RT-DETR(RT-DETR: DETRs Beat YOLOs on Real-time Object Detection) 和YOLOv8等在最后加nms RT-DETR转onnx和tensorrt和 RT-DETR转onnx和tensorrt
步骤流程:
1. nvidia驱动,cuda,cudnn三者的版本是相互对应的,必须要确保版本匹配(https://blog.csdn.net/qq_41246375/article/details/133926272?spm=1001.2101.3001.6650.7&utm_medium=distribute.pc_relevant.none-task-blog-2%7Edefault%7EBlogCommendFromBaidu%7ERate-7-133926272-blog-120109778.235%5Ev43%5Epc_blog_bottom_relevance_base9&depth_1-utm_source=distribute.pc_relevant.none-task-blog-2%7Edefault%7EBlogCommendFromBaidu%7ERate-7-133926272-blog-120109778.235%5Ev43%5Epc_blog_bottom_relevance_base9&utm_relevant_index=13)

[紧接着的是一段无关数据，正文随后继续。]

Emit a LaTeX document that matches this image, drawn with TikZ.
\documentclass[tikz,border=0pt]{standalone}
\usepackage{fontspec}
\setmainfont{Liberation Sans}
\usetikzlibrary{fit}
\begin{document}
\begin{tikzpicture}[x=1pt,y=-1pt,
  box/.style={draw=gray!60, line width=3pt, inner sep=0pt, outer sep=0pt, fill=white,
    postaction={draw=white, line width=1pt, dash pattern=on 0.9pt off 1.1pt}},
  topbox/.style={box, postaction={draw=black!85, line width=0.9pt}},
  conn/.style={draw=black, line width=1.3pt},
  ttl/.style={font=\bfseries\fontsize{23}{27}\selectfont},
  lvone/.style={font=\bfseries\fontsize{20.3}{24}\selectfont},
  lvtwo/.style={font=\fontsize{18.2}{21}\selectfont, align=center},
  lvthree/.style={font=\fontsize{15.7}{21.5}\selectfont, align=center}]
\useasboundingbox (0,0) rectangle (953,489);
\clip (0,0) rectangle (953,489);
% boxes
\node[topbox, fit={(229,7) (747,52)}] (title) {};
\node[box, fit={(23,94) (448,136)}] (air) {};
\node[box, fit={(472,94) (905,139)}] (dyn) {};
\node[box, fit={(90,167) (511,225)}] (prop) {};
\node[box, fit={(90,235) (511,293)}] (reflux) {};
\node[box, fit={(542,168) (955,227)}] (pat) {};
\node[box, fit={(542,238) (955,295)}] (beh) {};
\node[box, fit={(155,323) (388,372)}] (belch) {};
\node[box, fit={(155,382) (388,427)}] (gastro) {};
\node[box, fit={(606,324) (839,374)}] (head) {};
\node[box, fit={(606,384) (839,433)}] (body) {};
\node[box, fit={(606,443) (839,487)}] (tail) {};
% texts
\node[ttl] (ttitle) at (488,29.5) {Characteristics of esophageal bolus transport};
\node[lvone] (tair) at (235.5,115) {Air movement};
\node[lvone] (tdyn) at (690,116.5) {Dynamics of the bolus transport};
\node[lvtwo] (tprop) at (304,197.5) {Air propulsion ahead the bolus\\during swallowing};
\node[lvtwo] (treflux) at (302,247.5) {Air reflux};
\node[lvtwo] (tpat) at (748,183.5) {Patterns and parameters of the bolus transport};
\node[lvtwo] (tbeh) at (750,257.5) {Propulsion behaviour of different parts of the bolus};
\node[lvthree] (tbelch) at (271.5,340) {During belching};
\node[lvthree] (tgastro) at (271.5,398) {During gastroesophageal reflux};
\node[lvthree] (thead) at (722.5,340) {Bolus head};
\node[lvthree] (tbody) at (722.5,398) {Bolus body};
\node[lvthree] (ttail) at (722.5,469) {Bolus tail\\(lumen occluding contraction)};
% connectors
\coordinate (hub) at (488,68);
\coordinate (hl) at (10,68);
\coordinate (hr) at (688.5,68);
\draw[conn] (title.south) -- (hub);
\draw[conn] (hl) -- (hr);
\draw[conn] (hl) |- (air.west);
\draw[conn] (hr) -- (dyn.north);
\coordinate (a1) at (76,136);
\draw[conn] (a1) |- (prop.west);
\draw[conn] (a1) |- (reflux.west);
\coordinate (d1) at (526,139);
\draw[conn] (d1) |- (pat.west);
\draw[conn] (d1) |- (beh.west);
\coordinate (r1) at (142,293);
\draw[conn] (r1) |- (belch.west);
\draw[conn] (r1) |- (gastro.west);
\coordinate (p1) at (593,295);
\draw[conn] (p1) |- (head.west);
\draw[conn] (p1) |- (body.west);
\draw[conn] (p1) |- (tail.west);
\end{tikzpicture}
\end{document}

2.下载tensor RT,注意版本对应关系(https://developer.nvidia.com/nvidia-tensorrt-8x-download)
我自己的方法是直接下载deb的
sudo dpkg -i nv-tensorrt-local-repo-ubuntu2004-8.6.1-cuda-11.8_1.0-1_amd64.deb
sudo cp /var/nv-tensorrt-local-repo-ubuntu2004-8.6.1-cuda-11.8/nv-tensorrt-local-D7BB1B18-keyring.gpg /usr/share/keyrings/
sudo apt-get update
sudo apt-get install tensorrt
dpkg-query -W tensorrt #查看安装结果
上面是关于简单的介绍cuda,cudnn和tensorrt的方法,我就进行了简写,具体的cuda,cudnn可以看这个视频介绍
视频链接:https://www.bilibili.com/video/BV1KL411S7hw/?spm_id_from=333.880.my_history.page.click
3.下面是主要关于介绍转onnx模型和tensor模型
3.1 YOLOv8转onnx方法
尽管在ultralytics(https://github.com/ultralytics/ultralytics?tab=readme-ov-file)中的方法有详细的介绍了转onnx的方法,但是没有加nms
我根据RT-DETR(RT-DETR: DETRs Beat YOLOs on Real-time Object Detection) 原论文介绍,如何加nms方法进行介绍。

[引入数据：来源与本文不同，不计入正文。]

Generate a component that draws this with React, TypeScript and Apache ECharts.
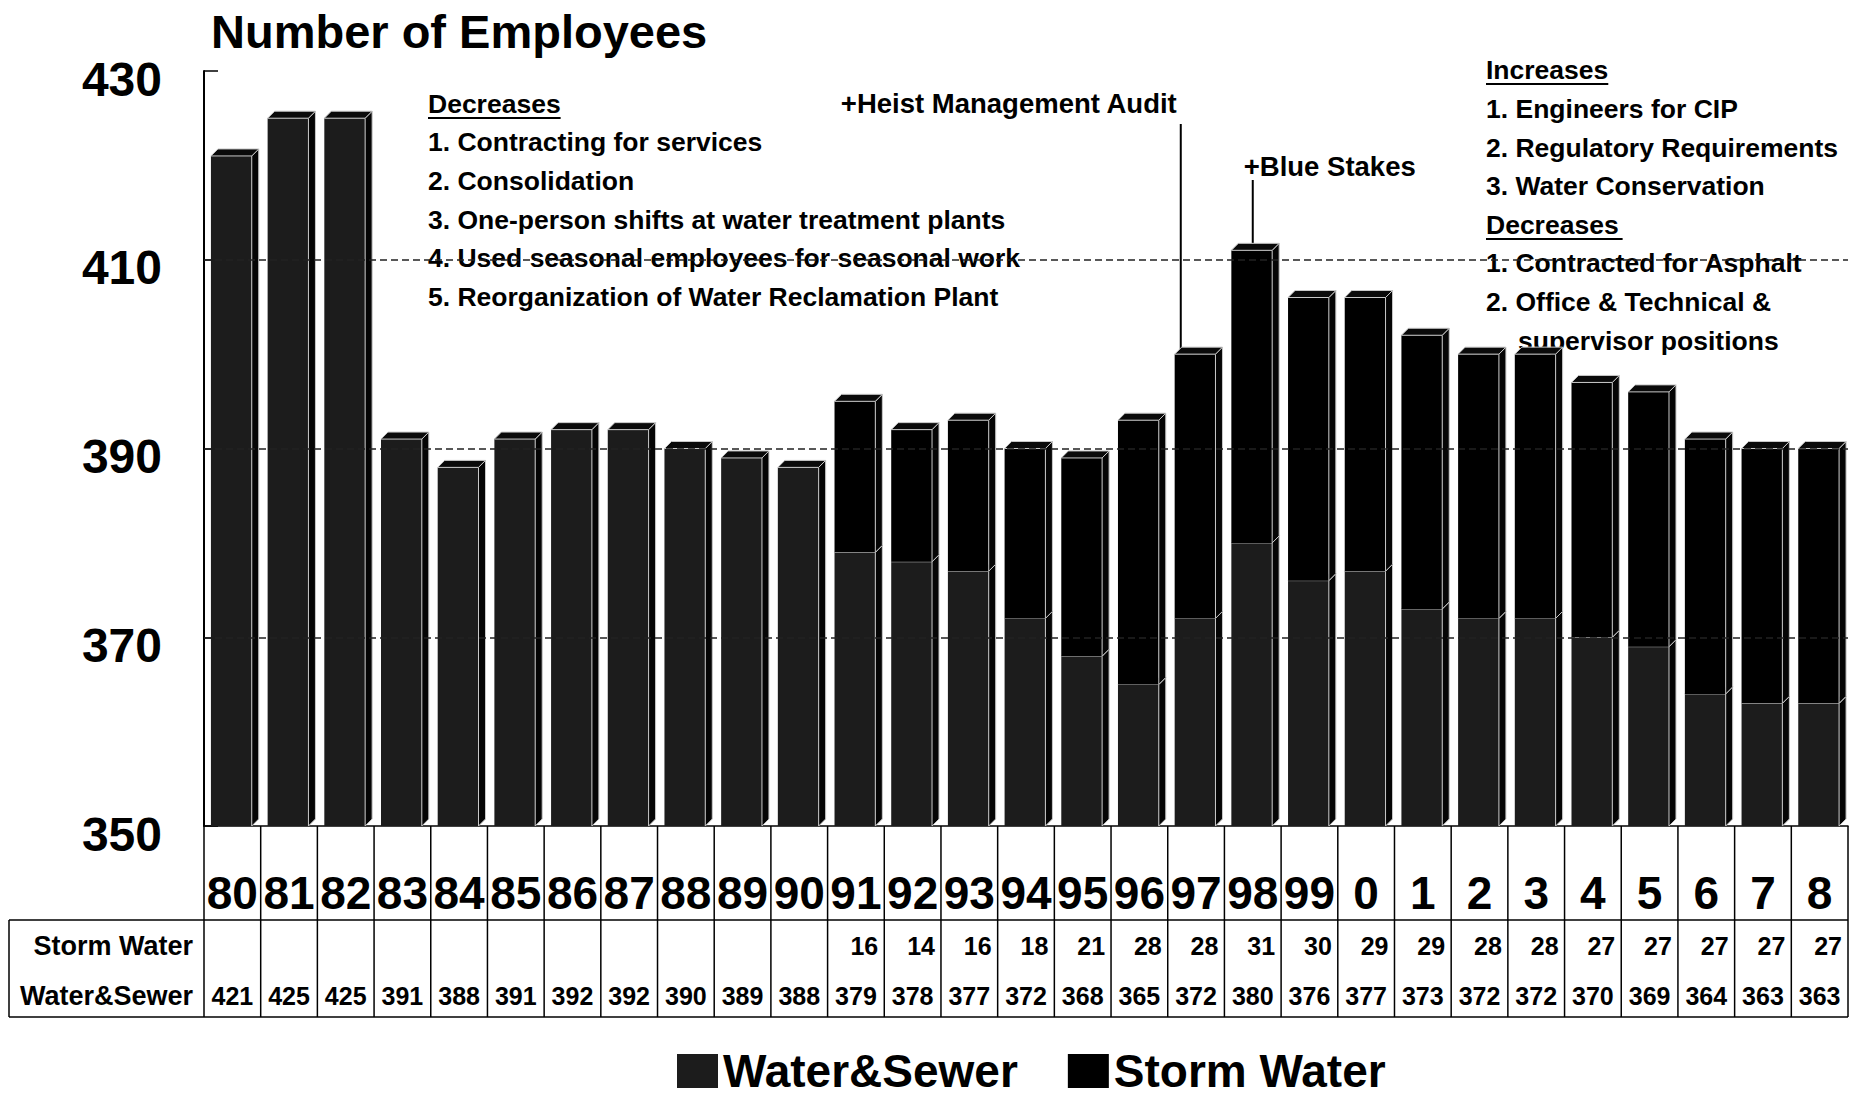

在(https://github.com/lyuwenyu/RT-DETR/tree/main/benchmark) 链接中将yolov8_onnx.py和utils.py两代码直接放入官网的YOLOv8中 [https://github.com/ultralytics/ultralytics?tab=readme-ov-file]
官方的yolov8_onnx.py源代码:
'''by lyuwenyu
'''
import torch
import torchvision
import numpy as np
import onnxruntime as ort
from utils import yolo_insert_nms
class YOLOv8(torch.nn.Module):
def __init__(self, name) -> None:
super().__init__()
from ultralytics import YOLO
# Load a model
# build a new model from scratch
# model = YOLO(f'{name}.yaml')
# load a pretrained model (recommended for training)
model = YOLO(f'{name}.pt')
self.model = model.model
def forward(self, x):
'''https://github.com/ultralytics/ultralytics/blob/main/ultralytics/nn/tasks.py#L216
'''
pred: torch.Tensor = self.model(x)[0] # n 84 8400,
pred = pred.permute(0, 2, 1)
boxes, scores = pred.split([4, 80], dim=-1)
boxes = torchvision.ops.box_convert(boxes, in_fmt='cxcywh', out_fmt='xyxy')
return boxes, scores
def export_onnx(name='yolov8n'):
'''export onnx
'''
m = YOLOv8(name)
x = torch.rand(1, 3, 640, 640)
dynamic_axes = {
'image': {0: '-1'}
}
torch.onnx.export(m, x, f'{name}.onnx',
input_names=['image'],
output_names=['boxes', 'scores'],
opset_version=13,
dynamic_axes=dynamic_axes)
data = np.random.rand(1, 3, 640, 640).astype(np.float32)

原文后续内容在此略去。